Figure scripts:
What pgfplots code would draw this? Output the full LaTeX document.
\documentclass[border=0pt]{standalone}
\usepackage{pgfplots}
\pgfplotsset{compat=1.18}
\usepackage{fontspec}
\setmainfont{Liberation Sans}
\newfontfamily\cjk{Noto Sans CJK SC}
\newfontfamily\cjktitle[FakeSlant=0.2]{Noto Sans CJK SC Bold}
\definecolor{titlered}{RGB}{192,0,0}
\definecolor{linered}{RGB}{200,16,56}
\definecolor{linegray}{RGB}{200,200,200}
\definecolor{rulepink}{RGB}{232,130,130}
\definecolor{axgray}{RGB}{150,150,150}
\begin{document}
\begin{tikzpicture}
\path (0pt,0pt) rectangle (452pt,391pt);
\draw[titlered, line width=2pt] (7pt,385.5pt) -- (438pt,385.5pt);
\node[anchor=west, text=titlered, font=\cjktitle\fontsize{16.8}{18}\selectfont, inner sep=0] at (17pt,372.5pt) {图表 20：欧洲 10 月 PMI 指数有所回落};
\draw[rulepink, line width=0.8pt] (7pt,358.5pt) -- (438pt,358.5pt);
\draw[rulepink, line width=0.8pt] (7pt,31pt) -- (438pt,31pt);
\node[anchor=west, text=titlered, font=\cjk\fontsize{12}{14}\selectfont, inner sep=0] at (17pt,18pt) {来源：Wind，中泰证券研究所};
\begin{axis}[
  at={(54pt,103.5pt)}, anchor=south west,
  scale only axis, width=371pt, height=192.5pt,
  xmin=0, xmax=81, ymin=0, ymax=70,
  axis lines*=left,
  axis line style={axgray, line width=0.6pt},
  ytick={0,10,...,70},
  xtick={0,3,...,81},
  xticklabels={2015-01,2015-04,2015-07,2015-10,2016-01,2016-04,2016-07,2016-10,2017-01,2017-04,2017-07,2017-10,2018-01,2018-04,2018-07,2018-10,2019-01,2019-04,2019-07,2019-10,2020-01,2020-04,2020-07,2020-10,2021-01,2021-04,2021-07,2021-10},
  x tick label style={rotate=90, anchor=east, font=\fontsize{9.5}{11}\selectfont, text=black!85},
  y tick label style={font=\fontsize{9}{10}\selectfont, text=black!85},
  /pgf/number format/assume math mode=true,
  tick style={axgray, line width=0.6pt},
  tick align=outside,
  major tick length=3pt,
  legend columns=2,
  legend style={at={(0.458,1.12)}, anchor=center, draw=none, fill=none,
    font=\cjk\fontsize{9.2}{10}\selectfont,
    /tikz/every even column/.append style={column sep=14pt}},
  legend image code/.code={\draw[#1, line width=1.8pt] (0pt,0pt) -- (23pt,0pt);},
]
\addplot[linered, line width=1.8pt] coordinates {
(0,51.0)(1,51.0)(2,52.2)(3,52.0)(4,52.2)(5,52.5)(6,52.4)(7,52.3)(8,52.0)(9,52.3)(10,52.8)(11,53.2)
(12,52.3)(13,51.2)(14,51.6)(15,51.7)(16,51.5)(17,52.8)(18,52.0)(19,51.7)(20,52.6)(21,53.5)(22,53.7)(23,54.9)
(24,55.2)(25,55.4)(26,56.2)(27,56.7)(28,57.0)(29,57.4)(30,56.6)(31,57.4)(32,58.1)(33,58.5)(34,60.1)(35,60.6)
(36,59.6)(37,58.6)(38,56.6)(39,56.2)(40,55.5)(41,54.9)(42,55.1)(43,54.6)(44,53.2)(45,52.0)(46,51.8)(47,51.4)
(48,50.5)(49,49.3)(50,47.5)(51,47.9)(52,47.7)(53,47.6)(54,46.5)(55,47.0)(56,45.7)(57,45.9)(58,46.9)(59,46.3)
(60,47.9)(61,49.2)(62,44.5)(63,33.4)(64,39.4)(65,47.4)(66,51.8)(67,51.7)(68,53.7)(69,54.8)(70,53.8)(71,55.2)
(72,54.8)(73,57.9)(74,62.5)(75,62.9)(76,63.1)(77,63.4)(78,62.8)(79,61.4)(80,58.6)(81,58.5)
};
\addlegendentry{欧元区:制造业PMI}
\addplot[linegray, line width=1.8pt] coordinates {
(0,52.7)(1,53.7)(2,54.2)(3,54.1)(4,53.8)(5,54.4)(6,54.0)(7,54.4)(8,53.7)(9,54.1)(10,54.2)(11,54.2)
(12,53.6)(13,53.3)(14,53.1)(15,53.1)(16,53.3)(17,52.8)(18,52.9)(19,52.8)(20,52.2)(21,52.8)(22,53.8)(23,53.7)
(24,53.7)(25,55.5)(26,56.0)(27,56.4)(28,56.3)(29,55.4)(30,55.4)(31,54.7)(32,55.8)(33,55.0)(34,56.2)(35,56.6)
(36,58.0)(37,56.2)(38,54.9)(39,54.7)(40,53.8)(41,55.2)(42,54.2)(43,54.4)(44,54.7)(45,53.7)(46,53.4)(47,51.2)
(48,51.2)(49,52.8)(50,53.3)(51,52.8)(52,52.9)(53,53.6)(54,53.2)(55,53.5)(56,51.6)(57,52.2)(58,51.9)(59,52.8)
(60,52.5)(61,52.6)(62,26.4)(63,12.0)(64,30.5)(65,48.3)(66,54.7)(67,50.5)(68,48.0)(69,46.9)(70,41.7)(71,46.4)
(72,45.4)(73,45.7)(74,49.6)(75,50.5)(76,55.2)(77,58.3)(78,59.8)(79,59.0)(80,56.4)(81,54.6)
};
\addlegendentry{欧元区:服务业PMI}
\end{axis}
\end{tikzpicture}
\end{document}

...

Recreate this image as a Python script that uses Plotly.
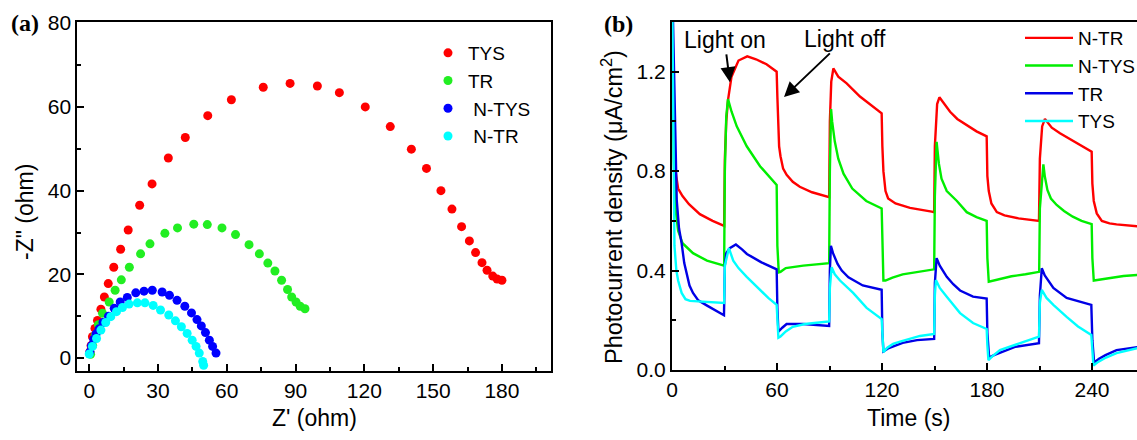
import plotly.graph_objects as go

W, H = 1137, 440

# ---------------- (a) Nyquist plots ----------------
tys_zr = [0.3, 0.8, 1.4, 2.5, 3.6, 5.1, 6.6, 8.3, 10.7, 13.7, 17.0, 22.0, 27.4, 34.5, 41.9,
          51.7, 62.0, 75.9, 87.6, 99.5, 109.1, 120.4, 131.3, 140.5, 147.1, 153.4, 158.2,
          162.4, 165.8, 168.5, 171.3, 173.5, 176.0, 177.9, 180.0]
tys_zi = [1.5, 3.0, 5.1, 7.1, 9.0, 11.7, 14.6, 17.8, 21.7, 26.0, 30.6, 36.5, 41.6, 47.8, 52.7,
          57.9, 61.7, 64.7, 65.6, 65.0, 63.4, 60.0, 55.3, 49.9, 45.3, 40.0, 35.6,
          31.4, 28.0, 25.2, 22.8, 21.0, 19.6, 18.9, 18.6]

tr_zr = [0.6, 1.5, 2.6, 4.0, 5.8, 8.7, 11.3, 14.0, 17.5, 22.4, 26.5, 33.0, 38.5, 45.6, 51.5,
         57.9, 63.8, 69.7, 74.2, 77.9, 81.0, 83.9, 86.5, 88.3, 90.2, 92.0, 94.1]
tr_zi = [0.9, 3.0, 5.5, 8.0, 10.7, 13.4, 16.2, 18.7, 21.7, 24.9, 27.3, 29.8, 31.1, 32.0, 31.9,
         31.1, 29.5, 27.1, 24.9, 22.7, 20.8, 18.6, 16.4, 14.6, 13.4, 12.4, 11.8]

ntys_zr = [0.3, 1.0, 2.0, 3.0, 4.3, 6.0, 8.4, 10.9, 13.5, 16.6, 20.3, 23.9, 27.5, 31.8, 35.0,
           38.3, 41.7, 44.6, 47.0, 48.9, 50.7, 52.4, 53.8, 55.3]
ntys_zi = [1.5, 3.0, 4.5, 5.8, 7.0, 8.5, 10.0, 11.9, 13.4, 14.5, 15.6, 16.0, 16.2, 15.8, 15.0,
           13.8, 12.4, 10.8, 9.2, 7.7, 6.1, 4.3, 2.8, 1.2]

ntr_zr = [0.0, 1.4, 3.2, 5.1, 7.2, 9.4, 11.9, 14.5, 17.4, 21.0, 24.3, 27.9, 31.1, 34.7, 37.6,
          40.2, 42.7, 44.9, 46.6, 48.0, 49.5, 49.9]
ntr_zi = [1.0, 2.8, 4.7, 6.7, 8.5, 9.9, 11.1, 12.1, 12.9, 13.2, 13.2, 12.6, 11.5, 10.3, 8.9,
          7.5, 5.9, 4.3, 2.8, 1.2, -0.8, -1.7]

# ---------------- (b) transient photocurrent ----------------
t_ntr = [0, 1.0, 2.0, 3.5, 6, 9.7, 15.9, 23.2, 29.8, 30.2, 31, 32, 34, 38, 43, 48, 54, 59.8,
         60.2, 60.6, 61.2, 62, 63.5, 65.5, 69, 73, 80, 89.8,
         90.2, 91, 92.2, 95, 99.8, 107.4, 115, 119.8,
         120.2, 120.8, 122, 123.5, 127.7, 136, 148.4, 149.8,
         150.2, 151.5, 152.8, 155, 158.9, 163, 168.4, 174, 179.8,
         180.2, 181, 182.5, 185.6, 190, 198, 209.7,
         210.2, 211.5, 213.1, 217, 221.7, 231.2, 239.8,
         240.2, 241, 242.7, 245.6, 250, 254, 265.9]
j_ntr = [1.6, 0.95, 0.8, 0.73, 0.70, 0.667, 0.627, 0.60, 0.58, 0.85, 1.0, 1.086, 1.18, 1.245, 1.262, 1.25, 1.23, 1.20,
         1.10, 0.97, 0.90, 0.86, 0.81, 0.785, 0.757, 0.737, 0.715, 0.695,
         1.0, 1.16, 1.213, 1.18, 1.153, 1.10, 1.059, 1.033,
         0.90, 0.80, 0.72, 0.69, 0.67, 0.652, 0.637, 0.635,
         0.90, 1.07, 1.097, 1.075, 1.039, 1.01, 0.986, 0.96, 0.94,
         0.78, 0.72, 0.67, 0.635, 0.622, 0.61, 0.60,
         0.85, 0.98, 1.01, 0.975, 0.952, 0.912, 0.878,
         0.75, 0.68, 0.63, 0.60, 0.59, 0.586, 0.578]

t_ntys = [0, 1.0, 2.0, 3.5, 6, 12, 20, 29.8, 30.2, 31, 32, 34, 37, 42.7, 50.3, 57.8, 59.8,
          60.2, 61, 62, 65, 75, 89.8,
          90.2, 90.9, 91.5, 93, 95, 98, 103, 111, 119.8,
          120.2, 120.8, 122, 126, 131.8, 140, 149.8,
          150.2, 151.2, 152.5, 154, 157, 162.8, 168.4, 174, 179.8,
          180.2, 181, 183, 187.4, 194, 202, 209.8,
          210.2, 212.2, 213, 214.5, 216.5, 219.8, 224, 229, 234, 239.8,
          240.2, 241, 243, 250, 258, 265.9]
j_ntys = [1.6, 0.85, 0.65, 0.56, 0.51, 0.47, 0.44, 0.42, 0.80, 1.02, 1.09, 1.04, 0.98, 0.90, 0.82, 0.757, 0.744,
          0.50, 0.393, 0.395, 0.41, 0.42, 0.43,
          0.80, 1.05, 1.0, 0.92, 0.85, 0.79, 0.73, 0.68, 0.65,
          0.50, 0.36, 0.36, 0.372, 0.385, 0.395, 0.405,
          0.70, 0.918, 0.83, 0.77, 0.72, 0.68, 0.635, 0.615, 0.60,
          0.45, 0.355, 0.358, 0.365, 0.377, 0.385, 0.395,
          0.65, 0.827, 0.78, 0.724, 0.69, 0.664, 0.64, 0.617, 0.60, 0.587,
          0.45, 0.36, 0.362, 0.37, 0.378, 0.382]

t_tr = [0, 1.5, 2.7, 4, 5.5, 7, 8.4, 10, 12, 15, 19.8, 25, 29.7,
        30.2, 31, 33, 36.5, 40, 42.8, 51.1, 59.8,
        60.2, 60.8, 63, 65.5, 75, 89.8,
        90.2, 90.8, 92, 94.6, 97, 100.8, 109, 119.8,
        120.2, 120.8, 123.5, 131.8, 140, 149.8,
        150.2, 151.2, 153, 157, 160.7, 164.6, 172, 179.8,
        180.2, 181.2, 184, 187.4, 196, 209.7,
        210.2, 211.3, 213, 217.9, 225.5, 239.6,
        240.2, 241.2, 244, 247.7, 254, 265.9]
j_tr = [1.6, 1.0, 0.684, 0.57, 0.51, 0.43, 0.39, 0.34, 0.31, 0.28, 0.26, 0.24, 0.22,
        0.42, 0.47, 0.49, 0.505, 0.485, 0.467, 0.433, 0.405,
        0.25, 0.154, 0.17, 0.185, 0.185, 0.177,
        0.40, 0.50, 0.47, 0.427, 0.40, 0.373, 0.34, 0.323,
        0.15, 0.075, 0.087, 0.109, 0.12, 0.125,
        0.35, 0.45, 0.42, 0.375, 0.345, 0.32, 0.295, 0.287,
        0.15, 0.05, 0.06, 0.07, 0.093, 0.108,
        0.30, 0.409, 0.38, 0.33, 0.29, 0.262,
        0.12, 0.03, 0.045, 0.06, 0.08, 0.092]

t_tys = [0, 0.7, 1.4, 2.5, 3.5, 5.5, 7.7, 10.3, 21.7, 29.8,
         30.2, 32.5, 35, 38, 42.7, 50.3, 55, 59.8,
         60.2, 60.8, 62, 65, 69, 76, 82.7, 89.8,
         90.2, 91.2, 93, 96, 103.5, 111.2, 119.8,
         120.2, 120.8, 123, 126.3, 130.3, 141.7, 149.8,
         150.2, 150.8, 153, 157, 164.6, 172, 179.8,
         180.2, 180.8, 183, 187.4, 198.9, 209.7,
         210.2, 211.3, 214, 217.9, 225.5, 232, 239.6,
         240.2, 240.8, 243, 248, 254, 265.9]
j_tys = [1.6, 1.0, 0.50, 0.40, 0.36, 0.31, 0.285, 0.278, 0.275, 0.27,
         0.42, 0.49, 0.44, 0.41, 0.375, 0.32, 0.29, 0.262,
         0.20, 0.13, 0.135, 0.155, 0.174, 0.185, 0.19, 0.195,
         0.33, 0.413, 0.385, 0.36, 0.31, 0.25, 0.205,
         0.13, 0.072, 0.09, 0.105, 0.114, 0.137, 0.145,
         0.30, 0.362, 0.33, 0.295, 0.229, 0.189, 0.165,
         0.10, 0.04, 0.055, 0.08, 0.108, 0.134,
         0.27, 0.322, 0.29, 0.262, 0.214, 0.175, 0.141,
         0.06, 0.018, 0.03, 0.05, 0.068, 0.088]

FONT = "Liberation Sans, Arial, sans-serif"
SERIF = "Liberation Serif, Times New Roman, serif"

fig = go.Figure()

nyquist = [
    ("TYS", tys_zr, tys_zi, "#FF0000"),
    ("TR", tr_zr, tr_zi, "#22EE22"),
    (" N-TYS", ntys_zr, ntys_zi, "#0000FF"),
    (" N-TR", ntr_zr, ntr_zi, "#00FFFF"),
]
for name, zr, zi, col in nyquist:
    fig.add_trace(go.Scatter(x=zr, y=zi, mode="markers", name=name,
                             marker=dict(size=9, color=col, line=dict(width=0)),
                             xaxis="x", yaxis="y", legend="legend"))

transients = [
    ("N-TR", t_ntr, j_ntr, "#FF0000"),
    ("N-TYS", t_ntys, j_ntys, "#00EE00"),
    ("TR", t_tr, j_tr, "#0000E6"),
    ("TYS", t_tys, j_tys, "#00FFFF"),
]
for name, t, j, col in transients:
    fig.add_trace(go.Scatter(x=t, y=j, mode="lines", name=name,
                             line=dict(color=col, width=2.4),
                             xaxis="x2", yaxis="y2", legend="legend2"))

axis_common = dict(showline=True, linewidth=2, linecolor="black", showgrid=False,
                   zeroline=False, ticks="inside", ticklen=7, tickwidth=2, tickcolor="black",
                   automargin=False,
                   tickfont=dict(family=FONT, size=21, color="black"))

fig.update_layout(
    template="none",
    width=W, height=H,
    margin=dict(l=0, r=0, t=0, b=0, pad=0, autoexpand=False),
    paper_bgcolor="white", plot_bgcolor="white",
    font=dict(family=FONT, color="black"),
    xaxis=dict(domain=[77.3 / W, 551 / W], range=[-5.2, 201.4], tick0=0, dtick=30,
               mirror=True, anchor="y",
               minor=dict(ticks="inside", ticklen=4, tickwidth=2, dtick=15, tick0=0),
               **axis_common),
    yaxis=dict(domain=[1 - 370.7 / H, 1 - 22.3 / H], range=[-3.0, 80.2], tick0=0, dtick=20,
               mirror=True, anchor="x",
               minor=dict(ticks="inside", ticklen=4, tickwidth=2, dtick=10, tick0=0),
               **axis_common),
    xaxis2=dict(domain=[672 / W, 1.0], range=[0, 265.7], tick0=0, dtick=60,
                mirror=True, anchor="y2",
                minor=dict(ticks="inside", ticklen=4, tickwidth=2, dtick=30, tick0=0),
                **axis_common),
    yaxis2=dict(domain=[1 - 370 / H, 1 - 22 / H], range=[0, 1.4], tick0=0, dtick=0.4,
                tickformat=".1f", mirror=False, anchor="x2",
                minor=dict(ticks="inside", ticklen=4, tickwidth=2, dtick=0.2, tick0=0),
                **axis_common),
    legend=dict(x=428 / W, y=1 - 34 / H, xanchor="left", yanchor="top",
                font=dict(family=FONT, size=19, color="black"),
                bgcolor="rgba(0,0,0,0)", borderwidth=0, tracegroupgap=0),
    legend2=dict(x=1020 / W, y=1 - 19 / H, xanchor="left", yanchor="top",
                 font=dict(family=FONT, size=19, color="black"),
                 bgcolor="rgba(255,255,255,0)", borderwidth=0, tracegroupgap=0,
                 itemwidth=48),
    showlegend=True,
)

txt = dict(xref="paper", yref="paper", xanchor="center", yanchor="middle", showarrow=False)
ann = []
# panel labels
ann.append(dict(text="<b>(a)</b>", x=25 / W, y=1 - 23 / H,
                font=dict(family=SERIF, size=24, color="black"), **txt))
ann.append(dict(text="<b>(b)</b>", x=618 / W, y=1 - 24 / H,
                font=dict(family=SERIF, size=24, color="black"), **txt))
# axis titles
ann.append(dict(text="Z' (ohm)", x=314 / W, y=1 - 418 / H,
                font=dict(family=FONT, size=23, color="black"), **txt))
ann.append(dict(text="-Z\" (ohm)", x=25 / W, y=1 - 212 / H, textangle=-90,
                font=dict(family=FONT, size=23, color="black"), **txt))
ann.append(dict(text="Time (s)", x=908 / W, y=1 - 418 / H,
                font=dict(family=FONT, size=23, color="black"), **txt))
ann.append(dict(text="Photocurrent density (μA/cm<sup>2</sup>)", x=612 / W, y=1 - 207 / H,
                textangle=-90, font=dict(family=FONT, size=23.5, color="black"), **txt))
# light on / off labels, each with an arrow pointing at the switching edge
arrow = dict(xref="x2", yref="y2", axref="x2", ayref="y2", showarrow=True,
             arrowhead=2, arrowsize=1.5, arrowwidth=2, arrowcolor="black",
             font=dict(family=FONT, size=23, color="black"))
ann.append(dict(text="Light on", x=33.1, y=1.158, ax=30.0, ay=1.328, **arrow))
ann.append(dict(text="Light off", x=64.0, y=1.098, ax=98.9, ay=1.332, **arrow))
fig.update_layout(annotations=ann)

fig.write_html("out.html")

# TASK DESCRIPTION:
In the records above, collect each line with "code".

# OUTPUT:
What pgfplots code would draw this? Output the full LaTeX document.
  legend image code/.code={\draw[#1, line width=1.8pt] (0pt,0pt) -- (23pt,0pt);},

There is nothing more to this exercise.